● TASK REQUIREMENTS: Reproduce exactly the section that begins at the line containing "Write the seaborn" and ends at the line containing "df = pd.DataFrame(rows)", both lines included; omit all other lines.

● TASK INPUT:
• • • • • • •

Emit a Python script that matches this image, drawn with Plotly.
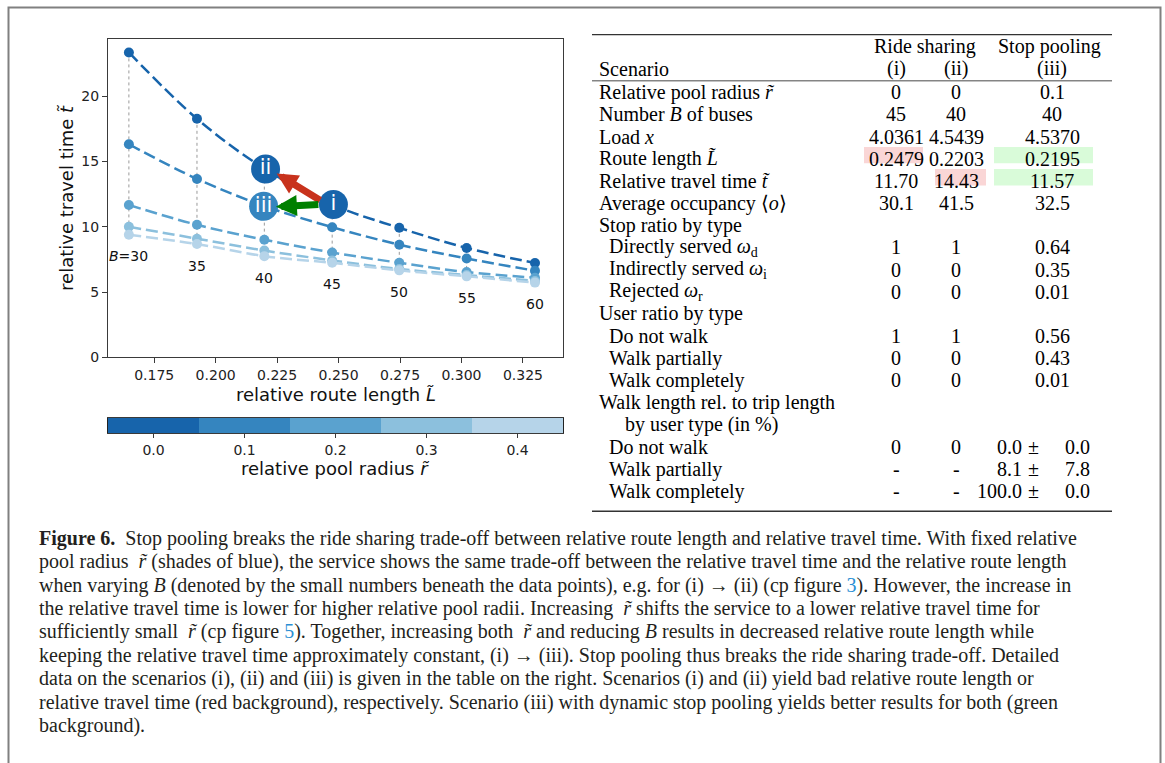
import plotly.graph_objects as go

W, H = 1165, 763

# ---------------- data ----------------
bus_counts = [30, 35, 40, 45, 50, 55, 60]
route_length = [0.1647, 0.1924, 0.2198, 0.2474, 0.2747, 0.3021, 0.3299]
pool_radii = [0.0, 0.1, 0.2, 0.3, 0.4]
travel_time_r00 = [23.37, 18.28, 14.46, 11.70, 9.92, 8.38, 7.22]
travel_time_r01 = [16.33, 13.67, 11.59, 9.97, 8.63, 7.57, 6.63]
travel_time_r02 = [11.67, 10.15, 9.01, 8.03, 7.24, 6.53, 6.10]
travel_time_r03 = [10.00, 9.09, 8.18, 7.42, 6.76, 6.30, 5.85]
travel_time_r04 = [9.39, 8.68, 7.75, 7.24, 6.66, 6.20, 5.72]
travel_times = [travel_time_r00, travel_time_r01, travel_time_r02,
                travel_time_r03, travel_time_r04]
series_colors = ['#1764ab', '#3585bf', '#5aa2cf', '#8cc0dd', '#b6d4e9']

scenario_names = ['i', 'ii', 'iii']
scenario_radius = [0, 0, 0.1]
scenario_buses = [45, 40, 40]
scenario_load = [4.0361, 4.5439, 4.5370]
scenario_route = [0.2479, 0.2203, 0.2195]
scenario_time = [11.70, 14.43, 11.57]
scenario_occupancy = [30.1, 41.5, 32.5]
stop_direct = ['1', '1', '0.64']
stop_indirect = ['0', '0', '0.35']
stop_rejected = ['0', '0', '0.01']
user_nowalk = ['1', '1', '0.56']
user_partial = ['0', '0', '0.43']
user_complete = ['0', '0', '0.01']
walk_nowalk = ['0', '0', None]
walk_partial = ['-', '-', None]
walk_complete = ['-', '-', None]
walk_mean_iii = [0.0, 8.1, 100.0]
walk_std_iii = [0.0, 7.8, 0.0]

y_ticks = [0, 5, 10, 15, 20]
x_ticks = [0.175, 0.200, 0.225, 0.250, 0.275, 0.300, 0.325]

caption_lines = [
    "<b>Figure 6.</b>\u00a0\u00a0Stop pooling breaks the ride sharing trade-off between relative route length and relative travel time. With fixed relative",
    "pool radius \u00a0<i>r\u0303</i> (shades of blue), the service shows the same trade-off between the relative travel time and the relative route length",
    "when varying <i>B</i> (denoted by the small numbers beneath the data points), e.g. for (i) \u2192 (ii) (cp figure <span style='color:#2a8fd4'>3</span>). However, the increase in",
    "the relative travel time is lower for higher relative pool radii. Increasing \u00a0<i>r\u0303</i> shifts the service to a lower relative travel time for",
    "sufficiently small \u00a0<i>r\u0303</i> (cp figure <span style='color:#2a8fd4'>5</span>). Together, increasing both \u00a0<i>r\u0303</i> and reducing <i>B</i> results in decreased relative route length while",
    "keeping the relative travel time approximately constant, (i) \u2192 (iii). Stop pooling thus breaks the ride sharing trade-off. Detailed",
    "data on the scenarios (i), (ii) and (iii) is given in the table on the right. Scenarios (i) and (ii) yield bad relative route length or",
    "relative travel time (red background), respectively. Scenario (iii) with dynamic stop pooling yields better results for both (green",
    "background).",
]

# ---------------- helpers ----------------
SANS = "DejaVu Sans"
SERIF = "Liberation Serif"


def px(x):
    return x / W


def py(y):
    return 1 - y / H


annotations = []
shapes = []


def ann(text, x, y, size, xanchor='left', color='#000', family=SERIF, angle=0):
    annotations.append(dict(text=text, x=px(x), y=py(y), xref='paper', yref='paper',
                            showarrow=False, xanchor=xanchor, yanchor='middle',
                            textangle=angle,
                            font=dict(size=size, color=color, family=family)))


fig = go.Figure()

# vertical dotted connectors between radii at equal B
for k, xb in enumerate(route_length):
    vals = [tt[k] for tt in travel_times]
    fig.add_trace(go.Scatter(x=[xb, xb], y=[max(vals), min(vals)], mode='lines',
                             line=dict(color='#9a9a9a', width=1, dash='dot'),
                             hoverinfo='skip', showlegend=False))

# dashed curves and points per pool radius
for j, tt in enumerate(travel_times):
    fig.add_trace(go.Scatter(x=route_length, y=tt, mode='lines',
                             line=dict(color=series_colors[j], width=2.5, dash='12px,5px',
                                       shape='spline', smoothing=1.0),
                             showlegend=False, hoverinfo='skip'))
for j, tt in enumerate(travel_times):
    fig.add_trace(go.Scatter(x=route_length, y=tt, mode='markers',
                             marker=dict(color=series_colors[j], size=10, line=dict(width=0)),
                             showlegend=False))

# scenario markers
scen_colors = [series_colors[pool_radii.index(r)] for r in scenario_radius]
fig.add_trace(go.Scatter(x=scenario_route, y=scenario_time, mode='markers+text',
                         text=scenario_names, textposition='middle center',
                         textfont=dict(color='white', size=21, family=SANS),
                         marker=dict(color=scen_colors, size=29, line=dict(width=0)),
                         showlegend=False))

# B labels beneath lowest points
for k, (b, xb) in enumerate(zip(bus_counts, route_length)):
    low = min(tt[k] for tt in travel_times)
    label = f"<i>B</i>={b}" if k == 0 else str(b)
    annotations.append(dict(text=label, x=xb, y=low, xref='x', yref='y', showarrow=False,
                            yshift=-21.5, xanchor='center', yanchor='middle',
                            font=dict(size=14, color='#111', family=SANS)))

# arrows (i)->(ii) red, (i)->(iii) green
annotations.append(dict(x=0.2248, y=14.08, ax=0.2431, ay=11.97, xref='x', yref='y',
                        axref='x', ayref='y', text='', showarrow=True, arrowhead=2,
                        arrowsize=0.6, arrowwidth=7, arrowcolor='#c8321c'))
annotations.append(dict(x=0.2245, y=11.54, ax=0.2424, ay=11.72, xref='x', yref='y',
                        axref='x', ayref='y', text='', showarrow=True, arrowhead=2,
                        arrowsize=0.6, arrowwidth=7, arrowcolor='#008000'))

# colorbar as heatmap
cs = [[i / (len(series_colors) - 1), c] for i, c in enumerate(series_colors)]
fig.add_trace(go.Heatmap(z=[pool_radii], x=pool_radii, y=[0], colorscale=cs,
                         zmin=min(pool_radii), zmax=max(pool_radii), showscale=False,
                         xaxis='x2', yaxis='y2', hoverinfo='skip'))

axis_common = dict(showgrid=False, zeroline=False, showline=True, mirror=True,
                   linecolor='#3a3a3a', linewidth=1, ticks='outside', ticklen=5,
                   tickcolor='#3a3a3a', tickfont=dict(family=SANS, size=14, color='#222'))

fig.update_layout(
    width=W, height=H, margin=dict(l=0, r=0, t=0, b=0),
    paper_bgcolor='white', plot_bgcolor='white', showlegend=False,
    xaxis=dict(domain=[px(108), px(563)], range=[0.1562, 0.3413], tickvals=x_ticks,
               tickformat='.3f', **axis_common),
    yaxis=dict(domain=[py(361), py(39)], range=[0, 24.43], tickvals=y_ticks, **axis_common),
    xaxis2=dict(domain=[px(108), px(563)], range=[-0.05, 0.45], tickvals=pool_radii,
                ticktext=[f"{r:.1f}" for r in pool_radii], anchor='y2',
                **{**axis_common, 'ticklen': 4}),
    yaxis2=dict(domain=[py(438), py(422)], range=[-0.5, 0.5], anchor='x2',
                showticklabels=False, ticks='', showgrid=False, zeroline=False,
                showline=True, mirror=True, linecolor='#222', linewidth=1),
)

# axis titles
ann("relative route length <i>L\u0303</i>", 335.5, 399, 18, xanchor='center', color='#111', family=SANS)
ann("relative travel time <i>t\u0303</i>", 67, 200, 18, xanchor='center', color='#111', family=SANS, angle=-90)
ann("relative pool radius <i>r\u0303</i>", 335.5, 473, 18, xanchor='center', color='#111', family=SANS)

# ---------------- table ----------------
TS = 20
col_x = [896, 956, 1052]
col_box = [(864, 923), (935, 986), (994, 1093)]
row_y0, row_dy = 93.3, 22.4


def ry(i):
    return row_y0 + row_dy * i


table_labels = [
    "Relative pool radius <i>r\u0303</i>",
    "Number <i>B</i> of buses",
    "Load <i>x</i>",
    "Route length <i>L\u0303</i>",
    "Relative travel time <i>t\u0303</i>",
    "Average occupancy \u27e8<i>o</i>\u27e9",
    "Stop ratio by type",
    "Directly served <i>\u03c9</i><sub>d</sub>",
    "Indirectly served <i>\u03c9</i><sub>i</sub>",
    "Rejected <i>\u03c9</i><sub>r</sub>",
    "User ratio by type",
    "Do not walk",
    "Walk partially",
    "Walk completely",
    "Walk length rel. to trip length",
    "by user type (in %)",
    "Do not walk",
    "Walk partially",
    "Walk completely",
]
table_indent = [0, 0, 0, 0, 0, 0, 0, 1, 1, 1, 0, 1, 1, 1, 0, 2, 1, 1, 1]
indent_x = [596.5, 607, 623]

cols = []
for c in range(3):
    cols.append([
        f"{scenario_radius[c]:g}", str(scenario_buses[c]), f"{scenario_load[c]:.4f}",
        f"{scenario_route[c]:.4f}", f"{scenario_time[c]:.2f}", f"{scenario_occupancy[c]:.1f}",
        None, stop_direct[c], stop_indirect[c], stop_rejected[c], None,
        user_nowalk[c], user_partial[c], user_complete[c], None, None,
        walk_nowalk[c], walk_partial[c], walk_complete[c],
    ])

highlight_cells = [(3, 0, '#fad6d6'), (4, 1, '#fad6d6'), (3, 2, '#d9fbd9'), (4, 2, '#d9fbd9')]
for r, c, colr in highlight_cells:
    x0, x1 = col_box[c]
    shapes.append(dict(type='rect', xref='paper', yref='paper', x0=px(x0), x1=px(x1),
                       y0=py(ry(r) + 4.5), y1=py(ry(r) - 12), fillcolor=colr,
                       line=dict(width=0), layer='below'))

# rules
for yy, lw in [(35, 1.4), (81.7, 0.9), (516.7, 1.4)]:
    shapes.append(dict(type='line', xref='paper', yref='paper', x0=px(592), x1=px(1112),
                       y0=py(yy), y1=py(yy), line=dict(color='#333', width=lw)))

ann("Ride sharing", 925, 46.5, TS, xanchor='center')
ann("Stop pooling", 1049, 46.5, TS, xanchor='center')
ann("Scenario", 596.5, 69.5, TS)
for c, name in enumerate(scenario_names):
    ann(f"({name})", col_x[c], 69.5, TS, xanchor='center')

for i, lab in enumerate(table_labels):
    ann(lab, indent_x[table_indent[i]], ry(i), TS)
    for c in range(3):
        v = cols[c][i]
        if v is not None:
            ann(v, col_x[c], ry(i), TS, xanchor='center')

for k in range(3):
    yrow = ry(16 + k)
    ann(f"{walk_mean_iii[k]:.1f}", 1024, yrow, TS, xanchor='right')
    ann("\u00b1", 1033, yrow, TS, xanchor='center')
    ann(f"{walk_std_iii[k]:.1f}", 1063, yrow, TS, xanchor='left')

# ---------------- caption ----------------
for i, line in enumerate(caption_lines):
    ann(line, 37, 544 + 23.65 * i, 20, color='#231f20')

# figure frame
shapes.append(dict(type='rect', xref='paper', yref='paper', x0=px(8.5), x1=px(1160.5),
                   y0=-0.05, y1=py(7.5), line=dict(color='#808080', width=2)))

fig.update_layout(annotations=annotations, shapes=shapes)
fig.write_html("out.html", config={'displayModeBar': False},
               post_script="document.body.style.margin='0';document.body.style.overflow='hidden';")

• • • • • • •

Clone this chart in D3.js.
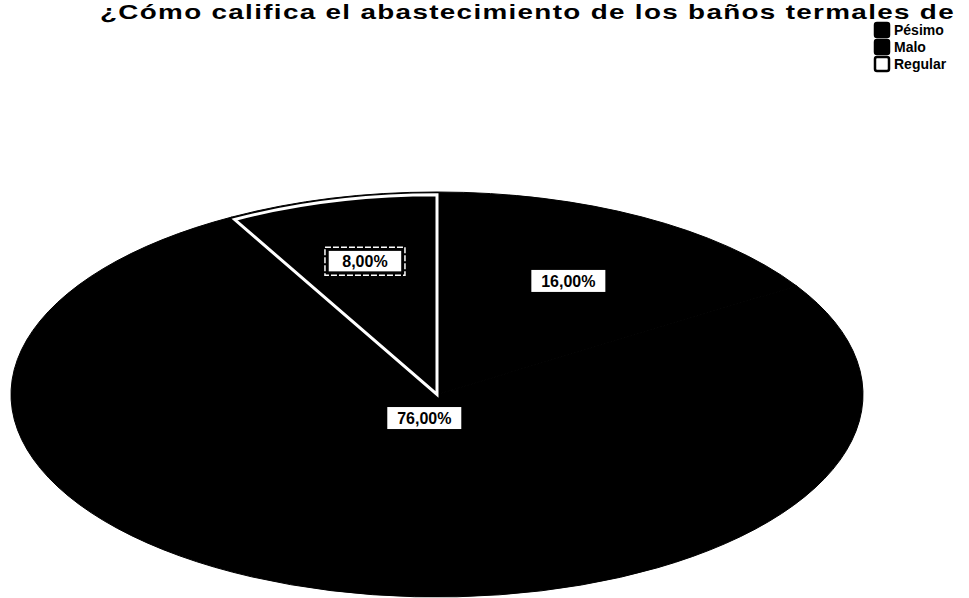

• • • • • • •

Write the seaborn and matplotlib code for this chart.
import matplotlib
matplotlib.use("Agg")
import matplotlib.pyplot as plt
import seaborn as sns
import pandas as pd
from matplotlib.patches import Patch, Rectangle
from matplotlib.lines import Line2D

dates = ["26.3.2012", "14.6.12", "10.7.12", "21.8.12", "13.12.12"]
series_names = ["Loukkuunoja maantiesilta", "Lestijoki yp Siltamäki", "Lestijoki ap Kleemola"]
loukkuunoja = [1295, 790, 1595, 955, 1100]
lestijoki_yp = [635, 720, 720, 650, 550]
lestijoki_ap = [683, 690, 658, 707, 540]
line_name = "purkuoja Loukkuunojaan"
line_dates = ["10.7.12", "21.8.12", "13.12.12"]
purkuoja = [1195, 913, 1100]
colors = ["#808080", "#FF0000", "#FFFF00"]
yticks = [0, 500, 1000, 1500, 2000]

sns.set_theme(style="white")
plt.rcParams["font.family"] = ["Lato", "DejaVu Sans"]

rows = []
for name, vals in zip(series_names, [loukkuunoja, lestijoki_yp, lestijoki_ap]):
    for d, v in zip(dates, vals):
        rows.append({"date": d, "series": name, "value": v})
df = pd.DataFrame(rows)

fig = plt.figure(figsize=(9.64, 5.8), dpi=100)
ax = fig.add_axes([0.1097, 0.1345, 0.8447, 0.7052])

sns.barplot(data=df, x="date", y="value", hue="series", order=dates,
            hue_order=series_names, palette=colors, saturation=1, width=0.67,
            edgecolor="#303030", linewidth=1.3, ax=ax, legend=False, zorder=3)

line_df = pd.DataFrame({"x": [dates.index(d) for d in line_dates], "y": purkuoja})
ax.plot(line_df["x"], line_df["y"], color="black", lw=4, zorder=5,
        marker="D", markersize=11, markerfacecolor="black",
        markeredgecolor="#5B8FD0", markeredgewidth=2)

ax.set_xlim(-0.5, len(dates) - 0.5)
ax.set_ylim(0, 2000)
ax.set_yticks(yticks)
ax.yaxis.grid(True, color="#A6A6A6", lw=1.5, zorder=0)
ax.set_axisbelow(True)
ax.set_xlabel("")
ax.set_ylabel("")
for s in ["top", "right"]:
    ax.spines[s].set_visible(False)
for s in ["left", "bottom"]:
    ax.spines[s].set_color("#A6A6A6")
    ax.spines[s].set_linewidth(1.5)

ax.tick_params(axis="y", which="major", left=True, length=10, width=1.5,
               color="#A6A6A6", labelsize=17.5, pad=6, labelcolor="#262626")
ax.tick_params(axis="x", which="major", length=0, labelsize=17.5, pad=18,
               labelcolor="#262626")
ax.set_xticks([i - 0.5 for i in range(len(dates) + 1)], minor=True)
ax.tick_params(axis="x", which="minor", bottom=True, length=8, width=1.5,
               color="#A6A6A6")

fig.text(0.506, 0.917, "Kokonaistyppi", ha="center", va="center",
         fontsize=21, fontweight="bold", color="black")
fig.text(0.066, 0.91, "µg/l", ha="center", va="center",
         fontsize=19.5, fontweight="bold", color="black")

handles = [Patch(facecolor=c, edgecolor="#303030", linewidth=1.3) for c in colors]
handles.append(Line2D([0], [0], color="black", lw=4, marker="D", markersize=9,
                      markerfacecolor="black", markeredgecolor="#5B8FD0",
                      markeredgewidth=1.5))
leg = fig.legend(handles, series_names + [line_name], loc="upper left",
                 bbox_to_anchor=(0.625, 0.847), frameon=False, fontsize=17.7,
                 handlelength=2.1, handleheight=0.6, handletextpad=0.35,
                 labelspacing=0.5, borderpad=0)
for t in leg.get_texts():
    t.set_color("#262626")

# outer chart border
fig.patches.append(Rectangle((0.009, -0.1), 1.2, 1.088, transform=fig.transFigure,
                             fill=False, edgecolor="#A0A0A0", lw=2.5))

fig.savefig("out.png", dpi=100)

• • • • • • •

● FINAL RESULT:
Write the seaborn and matplotlib code for this chart.
import matplotlib
matplotlib.use("Agg")
import matplotlib.pyplot as plt
import seaborn as sns
import pandas as pd
from matplotlib.patches import Patch, Rectangle
from matplotlib.lines import Line2D

dates = ["26.3.2012", "14.6.12", "10.7.12", "21.8.12", "13.12.12"]
series_names = ["Loukkuunoja maantiesilta", "Lestijoki yp Siltamäki", "Lestijoki ap Kleemola"]
loukkuunoja = [1295, 790, 1595, 955, 1100]
lestijoki_yp = [635, 720, 720, 650, 550]
lestijoki_ap = [683, 690, 658, 707, 540]
line_name = "purkuoja Loukkuunojaan"
line_dates = ["10.7.12", "21.8.12", "13.12.12"]
purkuoja = [1195, 913, 1100]
colors = ["#808080", "#FF0000", "#FFFF00"]
yticks = [0, 500, 1000, 1500, 2000]

sns.set_theme(style="white")
plt.rcParams["font.family"] = ["Lato", "DejaVu Sans"]

rows = []
for name, vals in zip(series_names, [loukkuunoja, lestijoki_yp, lestijoki_ap]):
    for d, v in zip(dates, vals):
        rows.append({"date": d, "series": name, "value": v})
df = pd.DataFrame(rows)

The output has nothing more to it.